### INFORMATION SUPPLIED
──────────────────────────────

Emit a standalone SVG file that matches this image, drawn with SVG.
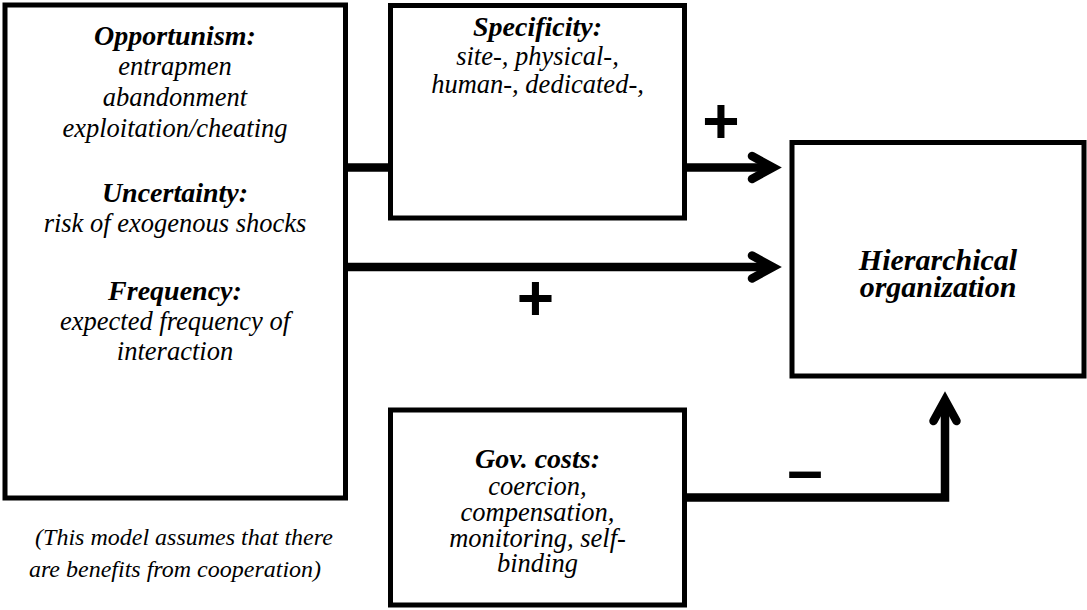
<svg xmlns="http://www.w3.org/2000/svg" width="1087" height="610" viewBox="0 0 1087 610">
<style>
.box{fill:#fff;stroke:#000;stroke-width:5}
.h{font-family:"Liberation Serif","Times New Roman",serif;font-weight:bold;font-style:italic;font-size:28px;text-anchor:middle;fill:#000}
.t{font-family:"Liberation Serif","Times New Roman",serif;font-style:italic;font-size:26.5px;text-anchor:middle;fill:#000}
.note{font-family:"Liberation Serif","Times New Roman",serif;font-style:italic;font-size:24px;text-anchor:middle;fill:#000}
.conn{fill:none;stroke:#000;stroke-width:8.5;stroke-linejoin:miter}
.head{fill:none;stroke:#000;stroke-width:8.5;stroke-linecap:round;stroke-linejoin:miter}
.sign{font-family:"Liberation Sans",Arial,sans-serif;font-weight:bold;font-size:64px;text-anchor:middle;fill:#000}
</style>
<g id="connectors">
<path class="conn" d="M347,167.5 H390"/>
<path class="conn" d="M687,167.5 H773"/>
<path class="head" d="M752,156 L773,167.5 L752,179"/>
<path class="conn" d="M347,267 H773"/>
<path class="head" d="M752,255.5 L773,267 L752,278.5"/>
<path class="conn" d="M687,497.5 H945 V400"/>
<path class="head" d="M933.5,421 L945,400 L956.5,421"/>
<text class="sign" x="721" y="143">+</text>
<text class="sign" x="535.5" y="320">+</text>
<text class="sign" x="805" y="492">–</text>
</g>
<g id="factors">
<rect class="box" x="5" y="5" width="340.5" height="493"/>
<text class="h" x="175" y="45">Opportunism:</text>
<text class="t" x="175" y="75">entrapmen</text>
<text class="t" x="175" y="106">abandonment</text>
<text class="t" x="175" y="137">exploitation/cheating</text>
<text class="h" x="175" y="202">Uncertainty:</text>
<text class="t" x="175" y="232">risk of exogenous shocks</text>
<text class="h" x="175" y="300">Frequency:</text>
<text class="t" x="175" y="330">expected frequency of</text>
<text class="t" x="175" y="360">interaction</text>
</g>
<g id="specificity">
<rect class="box" x="390.5" y="5.5" width="294" height="212.5"/>
<text class="h" x="537.5" y="36">Specificity:</text>
<text class="t" x="537.5" y="65">site-, physical-,</text>
<text class="t" x="537.5" y="93">human-, dedicated-,</text>
</g>
<g id="hierarchical">
<rect class="box" x="792" y="142.5" width="292" height="233.5"/>
<text class="h" x="938" y="270" style="font-size:30px">Hierarchical</text>
<text class="h" x="938" y="297" style="font-size:30px">organization</text>
</g>
<g id="govcosts">
<rect class="box" x="390.5" y="410" width="294" height="195"/>
<text class="h" x="537.5" y="468">Gov. costs:</text>
<text class="t" x="537.5" y="495">coercion,</text>
<text class="t" x="537.5" y="521">compensation,</text>
<text class="t" x="537.5" y="547">monitoring, self-</text>
<text class="t" x="537.5" y="572">binding</text>
</g>
<g id="note">
<text class="note" x="184" y="545">(This model assumes that there</text>
<text class="note" x="175" y="577">are benefits from cooperation)</text>
</g>
</svg>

──────────────────────────────

### TASK TO COMPLETE
Give an exact copy of the material, leaving out every picture.

### WRITTEN RESPONSE
Emit a standalone SVG file that matches this image, drawn with SVG.
<svg xmlns="http://www.w3.org/2000/svg" width="1087" height="610" viewBox="0 0 1087 610">
<style>
.box{fill:#fff;stroke:#000;stroke-width:5}
.h{font-family:"Liberation Serif","Times New Roman",serif;font-weight:bold;font-style:italic;font-size:28px;text-anchor:middle;fill:#000}
.t{font-family:"Liberation Serif","Times New Roman",serif;font-style:italic;font-size:26.5px;text-anchor:middle;fill:#000}
.note{font-family:"Liberation Serif","Times New Roman",serif;font-style:italic;font-size:24px;text-anchor:middle;fill:#000}
.conn{fill:none;stroke:#000;stroke-width:8.5;stroke-linejoin:miter}
.head{fill:none;stroke:#000;stroke-width:8.5;stroke-linecap:round;stroke-linejoin:miter}
.sign{font-family:"Liberation Sans",Arial,sans-serif;font-weight:bold;font-size:64px;text-anchor:middle;fill:#000}
</style>
<g id="connectors">
<path class="conn" d="M347,167.5 H390"/>
<path class="conn" d="M687,167.5 H773"/>
<path class="head" d="M752,156 L773,167.5 L752,179"/>
<path class="conn" d="M347,267 H773"/>
<path class="head" d="M752,255.5 L773,267 L752,278.5"/>
<path class="conn" d="M687,497.5 H945 V400"/>
<path class="head" d="M933.5,421 L945,400 L956.5,421"/>
<text class="sign" x="721" y="143">+</text>
<text class="sign" x="535.5" y="320">+</text>
<text class="sign" x="805" y="492">–</text>
</g>
<g id="factors">
<rect class="box" x="5" y="5" width="340.5" height="493"/>
<text class="h" x="175" y="45">Opportunism:</text>
<text class="t" x="175" y="75">entrapmen</text>
<text class="t" x="175" y="106">abandonment</text>
<text class="t" x="175" y="137">exploitation/cheating</text>
<text class="h" x="175" y="202">Uncertainty:</text>
<text class="t" x="175" y="232">risk of exogenous shocks</text>
<text class="h" x="175" y="300">Frequency:</text>
<text class="t" x="175" y="330">expected frequency of</text>
<text class="t" x="175" y="360">interaction</text>
</g>
<g id="specificity">
<rect class="box" x="390.5" y="5.5" width="294" height="212.5"/>
<text class="h" x="537.5" y="36">Specificity:</text>
<text class="t" x="537.5" y="65">site-, physical-,</text>
<text class="t" x="537.5" y="93">human-, dedicated-,</text>
</g>
<g id="hierarchical">
<rect class="box" x="792" y="142.5" width="292" height="233.5"/>
<text class="h" x="938" y="270" style="font-size:30px">Hierarchical</text>
<text class="h" x="938" y="297" style="font-size:30px">organization</text>
</g>
<g id="govcosts">
<rect class="box" x="390.5" y="410" width="294" height="195"/>
<text class="h" x="537.5" y="468">Gov. costs:</text>
<text class="t" x="537.5" y="495">coercion,</text>
<text class="t" x="537.5" y="521">compensation,</text>
<text class="t" x="537.5" y="547">monitoring, self-</text>
<text class="t" x="537.5" y="572">binding</text>
</g>
<g id="note">
<text class="note" x="184" y="545">(This model assumes that there</text>
<text class="note" x="175" y="577">are benefits from cooperation)</text>
</g>
</svg>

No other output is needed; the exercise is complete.